What the exercise asks> Repeat, exactly and only, the lines from the beginning of the data through the line with "7.5, 8.5, 9.5]". Pictures are left out.

Information provided>

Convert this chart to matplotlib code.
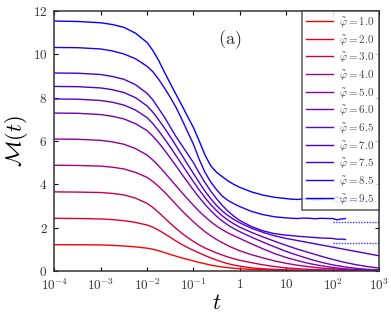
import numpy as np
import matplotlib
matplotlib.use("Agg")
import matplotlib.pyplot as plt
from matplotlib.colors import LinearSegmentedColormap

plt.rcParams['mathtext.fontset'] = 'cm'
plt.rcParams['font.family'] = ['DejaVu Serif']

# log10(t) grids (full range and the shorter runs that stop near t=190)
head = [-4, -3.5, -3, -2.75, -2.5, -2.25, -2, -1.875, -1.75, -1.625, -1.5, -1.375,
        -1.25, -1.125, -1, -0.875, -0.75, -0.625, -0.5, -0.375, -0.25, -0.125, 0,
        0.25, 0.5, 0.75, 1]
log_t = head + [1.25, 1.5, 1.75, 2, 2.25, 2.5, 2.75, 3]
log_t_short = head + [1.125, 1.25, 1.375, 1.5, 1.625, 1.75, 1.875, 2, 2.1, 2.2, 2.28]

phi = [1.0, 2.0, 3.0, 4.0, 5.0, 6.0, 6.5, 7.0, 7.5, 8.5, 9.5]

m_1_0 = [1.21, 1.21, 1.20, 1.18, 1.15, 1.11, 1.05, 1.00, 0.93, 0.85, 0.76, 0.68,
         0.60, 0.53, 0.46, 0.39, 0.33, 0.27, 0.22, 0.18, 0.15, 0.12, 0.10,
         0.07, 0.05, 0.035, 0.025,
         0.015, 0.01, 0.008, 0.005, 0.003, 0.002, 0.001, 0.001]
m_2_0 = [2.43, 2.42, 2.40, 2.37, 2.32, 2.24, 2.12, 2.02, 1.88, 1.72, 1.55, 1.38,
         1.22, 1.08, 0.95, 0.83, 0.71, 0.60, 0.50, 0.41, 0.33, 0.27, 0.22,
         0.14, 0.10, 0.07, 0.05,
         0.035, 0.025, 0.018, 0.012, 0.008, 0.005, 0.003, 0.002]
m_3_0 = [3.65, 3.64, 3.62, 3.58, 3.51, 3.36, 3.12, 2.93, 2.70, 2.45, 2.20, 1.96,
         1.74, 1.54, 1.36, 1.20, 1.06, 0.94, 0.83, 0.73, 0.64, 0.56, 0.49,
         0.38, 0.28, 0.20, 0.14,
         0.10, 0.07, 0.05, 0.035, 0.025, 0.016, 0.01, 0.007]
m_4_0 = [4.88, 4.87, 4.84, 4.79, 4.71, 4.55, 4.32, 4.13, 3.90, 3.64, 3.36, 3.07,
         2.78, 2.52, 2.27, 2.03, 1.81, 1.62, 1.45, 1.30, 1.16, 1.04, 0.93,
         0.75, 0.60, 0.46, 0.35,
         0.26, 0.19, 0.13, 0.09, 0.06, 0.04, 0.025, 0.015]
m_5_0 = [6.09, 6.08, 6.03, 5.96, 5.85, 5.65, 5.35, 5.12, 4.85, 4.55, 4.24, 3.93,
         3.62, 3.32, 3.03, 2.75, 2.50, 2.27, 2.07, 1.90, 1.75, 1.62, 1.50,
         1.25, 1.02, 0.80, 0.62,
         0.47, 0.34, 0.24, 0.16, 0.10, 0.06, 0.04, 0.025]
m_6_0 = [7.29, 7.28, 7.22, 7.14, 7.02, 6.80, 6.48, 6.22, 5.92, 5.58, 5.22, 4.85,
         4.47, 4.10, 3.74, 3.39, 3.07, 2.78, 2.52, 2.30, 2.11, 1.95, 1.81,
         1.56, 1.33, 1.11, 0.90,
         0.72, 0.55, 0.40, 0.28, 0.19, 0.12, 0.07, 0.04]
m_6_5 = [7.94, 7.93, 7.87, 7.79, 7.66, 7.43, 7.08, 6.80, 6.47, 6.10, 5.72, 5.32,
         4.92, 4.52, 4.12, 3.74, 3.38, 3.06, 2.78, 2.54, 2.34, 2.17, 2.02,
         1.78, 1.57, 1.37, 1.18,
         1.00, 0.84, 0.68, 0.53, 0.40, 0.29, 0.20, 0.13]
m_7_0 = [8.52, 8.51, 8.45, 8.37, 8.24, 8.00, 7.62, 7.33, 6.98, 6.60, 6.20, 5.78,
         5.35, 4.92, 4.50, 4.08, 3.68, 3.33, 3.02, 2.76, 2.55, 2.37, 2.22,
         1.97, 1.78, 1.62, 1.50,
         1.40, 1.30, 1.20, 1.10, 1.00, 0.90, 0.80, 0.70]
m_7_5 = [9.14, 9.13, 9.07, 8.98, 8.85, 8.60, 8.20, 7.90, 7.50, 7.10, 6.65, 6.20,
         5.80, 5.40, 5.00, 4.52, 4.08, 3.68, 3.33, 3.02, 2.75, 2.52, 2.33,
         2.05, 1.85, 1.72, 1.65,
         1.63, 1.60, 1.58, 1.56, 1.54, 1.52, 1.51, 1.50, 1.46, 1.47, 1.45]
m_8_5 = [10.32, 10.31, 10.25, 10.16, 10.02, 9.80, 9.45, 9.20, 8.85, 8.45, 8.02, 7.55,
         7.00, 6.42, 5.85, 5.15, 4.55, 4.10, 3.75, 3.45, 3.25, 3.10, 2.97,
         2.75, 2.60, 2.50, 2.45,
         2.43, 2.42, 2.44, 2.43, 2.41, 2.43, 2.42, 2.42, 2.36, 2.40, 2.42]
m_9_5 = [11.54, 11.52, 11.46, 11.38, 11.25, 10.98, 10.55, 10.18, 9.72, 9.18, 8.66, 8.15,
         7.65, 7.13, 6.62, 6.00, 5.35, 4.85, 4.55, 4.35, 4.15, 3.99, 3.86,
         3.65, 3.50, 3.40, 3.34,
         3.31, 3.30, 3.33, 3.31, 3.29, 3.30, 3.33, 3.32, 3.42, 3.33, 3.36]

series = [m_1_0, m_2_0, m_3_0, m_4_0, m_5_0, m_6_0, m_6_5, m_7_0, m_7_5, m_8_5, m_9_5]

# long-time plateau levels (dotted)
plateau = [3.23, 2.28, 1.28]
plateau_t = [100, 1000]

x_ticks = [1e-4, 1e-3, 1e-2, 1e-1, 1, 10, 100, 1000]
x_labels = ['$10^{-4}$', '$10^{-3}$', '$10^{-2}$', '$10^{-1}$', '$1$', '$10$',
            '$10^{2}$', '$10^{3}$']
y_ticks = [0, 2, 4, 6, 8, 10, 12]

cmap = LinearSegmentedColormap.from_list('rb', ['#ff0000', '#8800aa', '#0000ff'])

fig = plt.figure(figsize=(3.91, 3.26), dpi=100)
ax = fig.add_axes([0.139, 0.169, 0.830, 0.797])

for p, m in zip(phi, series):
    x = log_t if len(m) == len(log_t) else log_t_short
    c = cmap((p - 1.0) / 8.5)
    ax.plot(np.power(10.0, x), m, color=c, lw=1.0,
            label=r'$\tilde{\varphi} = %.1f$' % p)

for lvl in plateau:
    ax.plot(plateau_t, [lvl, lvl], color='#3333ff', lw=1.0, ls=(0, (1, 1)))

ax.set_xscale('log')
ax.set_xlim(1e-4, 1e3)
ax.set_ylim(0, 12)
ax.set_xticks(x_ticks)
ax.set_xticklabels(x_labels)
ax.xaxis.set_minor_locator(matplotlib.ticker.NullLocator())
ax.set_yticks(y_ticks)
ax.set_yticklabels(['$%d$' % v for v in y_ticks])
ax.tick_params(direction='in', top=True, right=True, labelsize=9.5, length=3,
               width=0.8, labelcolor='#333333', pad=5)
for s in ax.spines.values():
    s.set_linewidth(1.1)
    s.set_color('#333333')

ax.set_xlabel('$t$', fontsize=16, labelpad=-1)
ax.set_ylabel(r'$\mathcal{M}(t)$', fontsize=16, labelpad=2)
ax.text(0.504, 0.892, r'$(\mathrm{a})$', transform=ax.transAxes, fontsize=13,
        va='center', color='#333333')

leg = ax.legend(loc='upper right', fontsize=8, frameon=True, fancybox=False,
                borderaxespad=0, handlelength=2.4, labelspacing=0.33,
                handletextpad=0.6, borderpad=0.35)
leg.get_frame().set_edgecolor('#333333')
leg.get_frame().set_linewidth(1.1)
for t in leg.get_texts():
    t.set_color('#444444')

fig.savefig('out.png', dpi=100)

Correct response>
Convert this chart to matplotlib code.
import numpy as np
import matplotlib
matplotlib.use("Agg")
import matplotlib.pyplot as plt
from matplotlib.colors import LinearSegmentedColormap

plt.rcParams['mathtext.fontset'] = 'cm'
plt.rcParams['font.family'] = ['DejaVu Serif']

# log10(t) grids (full range and the shorter runs that stop near t=190)
head = [-4, -3.5, -3, -2.75, -2.5, -2.25, -2, -1.875, -1.75, -1.625, -1.5, -1.375,
        -1.25, -1.125, -1, -0.875, -0.75, -0.625, -0.5, -0.375, -0.25, -0.125, 0,
        0.25, 0.5, 0.75, 1]
log_t = head + [1.25, 1.5, 1.75, 2, 2.25, 2.5, 2.75, 3]
log_t_short = head + [1.125, 1.25, 1.375, 1.5, 1.625, 1.75, 1.875, 2, 2.1, 2.2, 2.28]

phi = [1.0, 2.0, 3.0, 4.0, 5.0, 6.0, 6.5, 7.0, 7.5, 8.5, 9.5]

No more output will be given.